Time will tell whether other observers will join the chorus criticizing the “implied consent” basis for the rule change.

But regardless of how that specific part of the debate plays out, arbitral institutions worldwide still need to grapple with the issue of the efficiency of multiple arbitrators in relatively small cases.

The Israeli Institute of Commercial Arbitration addressed this issue as far back as 2007, when the IICA adopted its International Rules.

In drafting its International Rules, the IICA recognized that a three-arbitrator case can be expensive and that not every transnational dispute merits the costs inherent in three-arbitrator adjudication.  (See http://www.sherby.co.il/cgi-bin/Israels_New_International_Arbitration_Rules.pl)  In the Israeli context in particular, there is a perception that a contractual requirement of multiple arbitrators can be abused by a party that has the greater ability to bear the higher costs inherent in such a case.  Id.

Therefore, Rules 1.1(a)(iv) and 4.2(b) of the IICA’s International Rules attempt to establish a balance between the general rule of honoring the parties’ pre-dispute agreement to use multiple arbitrators and the cost/burden of a three-arbitrator case.  Those rules provide that the parties’ pre-dispute agreement to arbitrate before three arbitrators will be honored by the IICA, subject to one caveat:  at least one party must, in its initial pleading with the IICA, make an express request for the appointment of three arbitrators.  In other words, if the plaintiff fails to include a “multiple arbitrator statement” with its application to commence the arbitration, the plaintiff will be deemed to have waived any contractual right to request that the case be adjudicated by three arbitrators.  Similarly, if the defendant fails to include a multiple arbitrator statement with its statement of defense, the defendant will be deemed to have waived any contractual right to request the appointment of multiple arbitrators.

The above mechanism gives parties to an arbitration agreement the certainty that their pre-dispute selection of three arbitrators will be honored by the IICA, subject simply to their paying sufficient attention to raise the issue at the first opportunity.  (Unlike the ICC, the IICA never had to be concerned about the “implied consent” issue – because the very first version of the IICA’s International Rules included the above-described Rules 1.1(a)(iv) and 4.2(b).)
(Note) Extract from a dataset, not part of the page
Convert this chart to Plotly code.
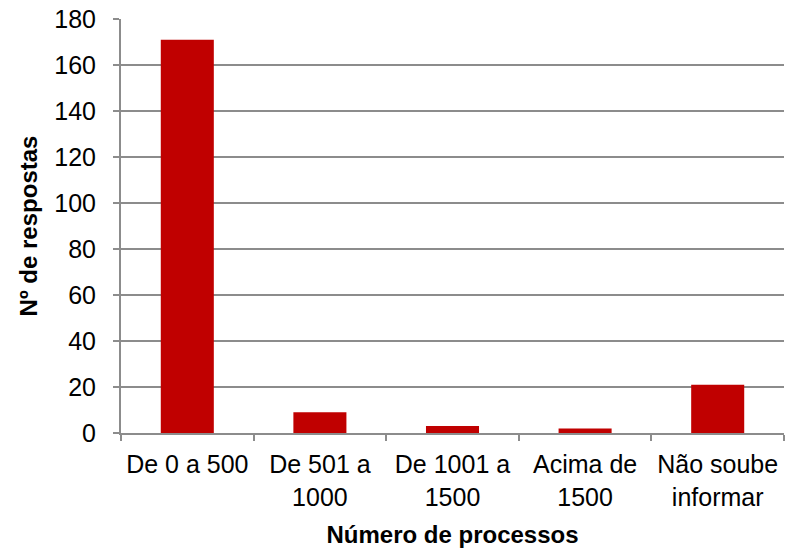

It is likely that other arbitral institutions will consider yet other solutions to the problem of the perceived inefficiency in using three arbitrators for relatively small cases.  But what is clear from the International Chamber of Commerce’s recent announcement is that the ICC recognizes the problem.

As Israeli lawyers, we take pride in knowing that an Israeli arbitral institution was at the forefront, years ago, of the efforts to address this issue.